**Information supplied:**
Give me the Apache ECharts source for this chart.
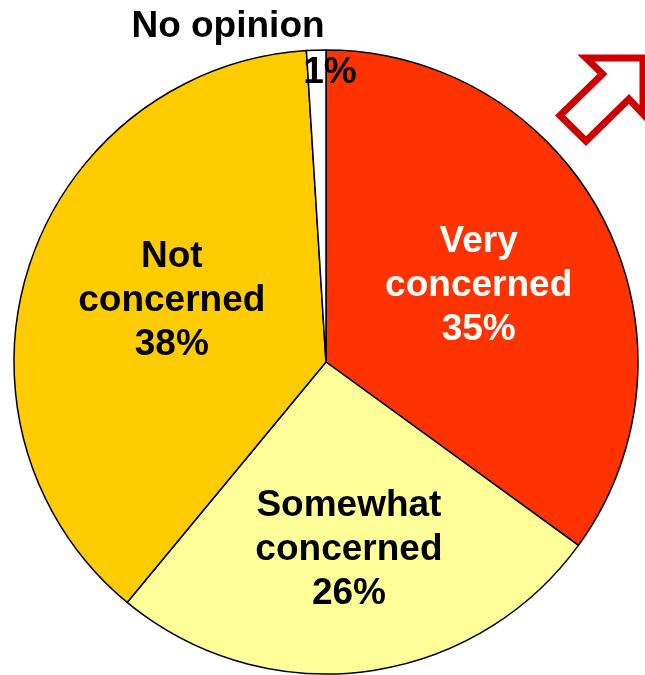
<!DOCTYPE html>
<html>
<head>
<meta charset="utf-8">
<script src="https://cdn.jsdelivr.net/npm/echarts@6/dist/echarts.min.js"></script>
<style>
  html, body { margin: 0; padding: 0; background: #ffffff; }
  #chart { width: 645px; height: 675px; }
</style>
</head>
<body>
<div id="chart"></div>
<script>
// Survey answers, clockwise from 12 o'clock
const categories = ['Very concerned', 'Somewhat concerned', 'Not concerned', 'No opinion'];
const shares = [35, 26, 38, 1];
const sliceColors = ['#ff3300', '#ffff99', '#ffcc00', '#ffffff'];
const labelColors = ['#ffffff', '#000000', '#000000', '#000000'];
// nudges of each label from its default inside spot
const labelShift = [[11, -4], [3, 30], [-3, -12], [0, 0]];

const FONT = '"Liberation Sans", Arial, sans-serif';

const chart = echarts.init(document.getElementById('chart'), null, { renderer: 'canvas' });

const pieData = categories.map((name, i) => ({
  name: name,
  value: shares[i],
  itemStyle: { color: sliceColors[i] },
  label: { color: labelColors[i] }
}));
// the small slice keeps only its percentage on the pie, pushed up near the rim
pieData[3].label = {
  color: '#000000',
  position: 'inside',
  formatter: (p) => p.value + '%'
};

chart.setOption({
  animation: false,
  backgroundColor: '#ffffff',
  series: [{
    type: 'pie',
    center: [326, 362],
    radius: [0, 312],
    startAngle: 90,
    clockwise: true,
    silent: true,
    data: pieData,
    itemStyle: { borderColor: '#000000', borderWidth: 1.5 },
    label: {
      show: true,
      position: 'inside',
      fontFamily: FONT,
      fontWeight: 'bold',
      fontSize: 37,
      lineHeight: 44,
      align: 'center',
      formatter: (p) => p.name.replace(' ', '\n') + '\n' + p.value + '%'
    },
    labelLine: { show: false },
    labelLayout: (params) => {
      if (params.dataIndex === 3) {
        return { x: 330, y: 73, align: 'center', verticalAlign: 'middle' };
      }
      const s = labelShift[params.dataIndex];
      return { dx: s[0], dy: s[1] };
    }
  }],
  graphic: [
    {
      type: 'text',
      x: 228,
      y: 27,
      style: {
        text: categories[3],
        fontFamily: FONT,
        fontWeight: 'bold',
        fontSize: 37,
        fill: '#000000',
        align: 'center',
        verticalAlign: 'middle'
      }
    },
    {
      // outlined arrow pointing up and to the right
      type: 'polygon',
      shape: {
        points: [[586, 58], [643, 58], [643, 114], [629, 99], [586, 141], [560, 115.5], [602.5, 74]]
      },
      style: {
        fill: '#ffffff',
        stroke: '#cc0000',
        lineWidth: 7,
        lineJoin: 'miter',
        miterLimit: 10
      }
    }
  ]
});
</script>
</body>
</html>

**What you are asked to do:**
Your task is to reproduce all of the material exactly. The pictures stay out.

**Full answer:**
Give me the Apache ECharts source for this chart.
<!DOCTYPE html>
<html>
<head>
<meta charset="utf-8">
<script src="https://cdn.jsdelivr.net/npm/echarts@6/dist/echarts.min.js"></script>
<style>
  html, body { margin: 0; padding: 0; background: #ffffff; }
  #chart { width: 645px; height: 675px; }
</style>
</head>
<body>
<div id="chart"></div>
<script>
// Survey answers, clockwise from 12 o'clock
const categories = ['Very concerned', 'Somewhat concerned', 'Not concerned', 'No opinion'];
const shares = [35, 26, 38, 1];
const sliceColors = ['#ff3300', '#ffff99', '#ffcc00', '#ffffff'];
const labelColors = ['#ffffff', '#000000', '#000000', '#000000'];
// nudges of each label from its default inside spot
const labelShift = [[11, -4], [3, 30], [-3, -12], [0, 0]];

const FONT = '"Liberation Sans", Arial, sans-serif';

const chart = echarts.init(document.getElementById('chart'), null, { renderer: 'canvas' });

const pieData = categories.map((name, i) => ({
  name: name,
  value: shares[i],
  itemStyle: { color: sliceColors[i] },
  label: { color: labelColors[i] }
}));
// the small slice keeps only its percentage on the pie, pushed up near the rim
pieData[3].label = {
  color: '#000000',
  position: 'inside',
  formatter: (p) => p.value + '%'
};

chart.setOption({
  animation: false,
  backgroundColor: '#ffffff',
  series: [{
    type: 'pie',
    center: [326, 362],
    radius: [0, 312],
    startAngle: 90,
    clockwise: true,
    silent: true,
    data: pieData,
    itemStyle: { borderColor: '#000000', borderWidth: 1.5 },
    label: {
      show: true,
      position: 'inside',
      fontFamily: FONT,
      fontWeight: 'bold',
      fontSize: 37,
      lineHeight: 44,
      align: 'center',
      formatter: (p) => p.name.replace(' ', '\n') + '\n' + p.value + '%'
    },
    labelLine: { show: false },
    labelLayout: (params) => {
      if (params.dataIndex === 3) {
        return { x: 330, y: 73, align: 'center', verticalAlign: 'middle' };
      }
      const s = labelShift[params.dataIndex];
      return { dx: s[0], dy: s[1] };
    }
  }],
  graphic: [
    {
      type: 'text',
      x: 228,
      y: 27,
      style: {
        text: categories[3],
        fontFamily: FONT,
        fontWeight: 'bold',
        fontSize: 37,
        fill: '#000000',
        align: 'center',
        verticalAlign: 'middle'
      }
    },
    {
      // outlined arrow pointing up and to the right
      type: 'polygon',
      shape: {
        points: [[586, 58], [643, 58], [643, 114], [629, 99], [586, 141], [560, 115.5], [602.5, 74]]
      },
      style: {
        fill: '#ffffff',
        stroke: '#cc0000',
        lineWidth: 7,
        lineJoin: 'miter',
        miterLimit: 10
      }
    }
  ]
});
</script>
</body>
</html>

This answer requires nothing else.